I mentioned that he was a smidge obstinate, didn’t I?


2 thoughts on “A real OTG adventure: part two

  1. Well, I must say I have had some injuries while working at home or in the garden, but this is for sure a different level. I guess the risk is a lot higher and the nature of the injuries can be a lot more severe then out here. Plus the added effect that he is alone doing all this work, so in case of him really breaking an arm or leg or getting trapped, he will be in serious problems. So even more respect now!!

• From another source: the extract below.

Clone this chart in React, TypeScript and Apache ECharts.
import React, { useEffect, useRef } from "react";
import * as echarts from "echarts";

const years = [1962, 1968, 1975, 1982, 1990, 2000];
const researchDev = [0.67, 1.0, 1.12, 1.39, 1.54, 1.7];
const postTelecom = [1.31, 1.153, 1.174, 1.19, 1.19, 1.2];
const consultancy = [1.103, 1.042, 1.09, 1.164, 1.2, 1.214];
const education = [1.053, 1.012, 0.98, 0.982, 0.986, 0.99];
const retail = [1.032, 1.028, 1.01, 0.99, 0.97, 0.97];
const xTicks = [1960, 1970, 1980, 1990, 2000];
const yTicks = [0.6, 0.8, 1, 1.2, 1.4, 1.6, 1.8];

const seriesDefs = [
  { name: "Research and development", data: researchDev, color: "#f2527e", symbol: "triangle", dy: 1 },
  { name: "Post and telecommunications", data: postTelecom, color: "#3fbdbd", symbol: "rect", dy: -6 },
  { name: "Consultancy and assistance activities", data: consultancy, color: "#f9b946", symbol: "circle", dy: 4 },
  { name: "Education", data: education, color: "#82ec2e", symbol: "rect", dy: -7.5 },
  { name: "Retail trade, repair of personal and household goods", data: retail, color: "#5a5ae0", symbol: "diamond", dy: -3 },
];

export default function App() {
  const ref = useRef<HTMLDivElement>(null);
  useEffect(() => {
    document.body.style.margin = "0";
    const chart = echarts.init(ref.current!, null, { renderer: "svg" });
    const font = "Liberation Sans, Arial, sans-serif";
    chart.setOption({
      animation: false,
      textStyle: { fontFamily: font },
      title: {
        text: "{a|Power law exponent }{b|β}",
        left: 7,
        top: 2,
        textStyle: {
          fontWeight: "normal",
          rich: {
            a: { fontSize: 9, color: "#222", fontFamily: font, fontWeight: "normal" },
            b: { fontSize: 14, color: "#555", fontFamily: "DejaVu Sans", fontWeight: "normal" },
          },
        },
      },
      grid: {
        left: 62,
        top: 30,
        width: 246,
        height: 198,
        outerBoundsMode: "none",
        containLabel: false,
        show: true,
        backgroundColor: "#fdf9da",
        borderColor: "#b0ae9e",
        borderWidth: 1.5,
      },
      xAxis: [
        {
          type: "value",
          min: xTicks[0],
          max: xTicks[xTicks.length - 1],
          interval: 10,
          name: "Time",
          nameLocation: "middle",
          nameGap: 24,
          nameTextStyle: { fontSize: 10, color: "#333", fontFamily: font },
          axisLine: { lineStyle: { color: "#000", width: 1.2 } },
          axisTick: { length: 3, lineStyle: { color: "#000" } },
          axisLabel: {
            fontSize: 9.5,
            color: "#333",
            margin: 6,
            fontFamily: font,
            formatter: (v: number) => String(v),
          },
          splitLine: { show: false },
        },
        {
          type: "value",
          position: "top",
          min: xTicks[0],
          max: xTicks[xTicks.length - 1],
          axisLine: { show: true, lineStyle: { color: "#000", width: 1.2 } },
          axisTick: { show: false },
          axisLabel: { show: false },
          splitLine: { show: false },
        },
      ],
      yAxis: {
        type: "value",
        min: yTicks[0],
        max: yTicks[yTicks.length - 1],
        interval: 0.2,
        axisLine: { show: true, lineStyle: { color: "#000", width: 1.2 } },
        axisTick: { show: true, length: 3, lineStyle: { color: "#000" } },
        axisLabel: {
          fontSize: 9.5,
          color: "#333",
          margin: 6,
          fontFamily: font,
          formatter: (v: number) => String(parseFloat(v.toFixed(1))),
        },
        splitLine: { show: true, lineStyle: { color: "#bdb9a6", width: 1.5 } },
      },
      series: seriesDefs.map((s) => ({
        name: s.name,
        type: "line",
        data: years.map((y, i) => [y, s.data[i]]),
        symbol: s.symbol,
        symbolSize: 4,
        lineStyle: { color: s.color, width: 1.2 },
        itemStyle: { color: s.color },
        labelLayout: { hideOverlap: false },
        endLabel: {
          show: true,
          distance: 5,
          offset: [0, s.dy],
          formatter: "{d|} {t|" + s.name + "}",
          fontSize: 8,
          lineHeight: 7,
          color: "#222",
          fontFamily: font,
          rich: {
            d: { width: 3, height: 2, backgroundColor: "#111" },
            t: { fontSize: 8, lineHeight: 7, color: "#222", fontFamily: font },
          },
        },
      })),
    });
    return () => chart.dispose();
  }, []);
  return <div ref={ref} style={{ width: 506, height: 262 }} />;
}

    • It’s true what you say and..well, not so true, too. Self protection becomes a heightened attitude and, after awhile, you can do a lot more than before simply because you are more aware and act with more care. It becomes a habit. But, also in truth, accidents do happen to everyone and, when they do, they are often a bit more severe. Especially as we get older. Yesterday, I had to take down a tree near the house (it had split and was half-fallen only to be hung up in two other trees. These were not huge trees but about forty feet and 10-11″ in diameter. There was no way to safely take the first tree down so I made it safer by roping it up. The butt couldn’t kick out (biggest fear) because it was tied to two other trees and the ‘hung up tree’ had to be felled just right or the first could fall my way. I must have looked at that tree for 30 minutes before cutting it! Then, after the cut, with the damn thing standing still on it’s stump but having been cut all the way through, I stood back and threw a ten foot log section at it and it jumped off it’s stump but still staying hung up. THEN I took the second tree down. Everything feel as planned. And my Adrenalin was up! Took a few minutes to ‘calm down’. In the old days, I would just cut-and-run. This slower, old-man way is safer.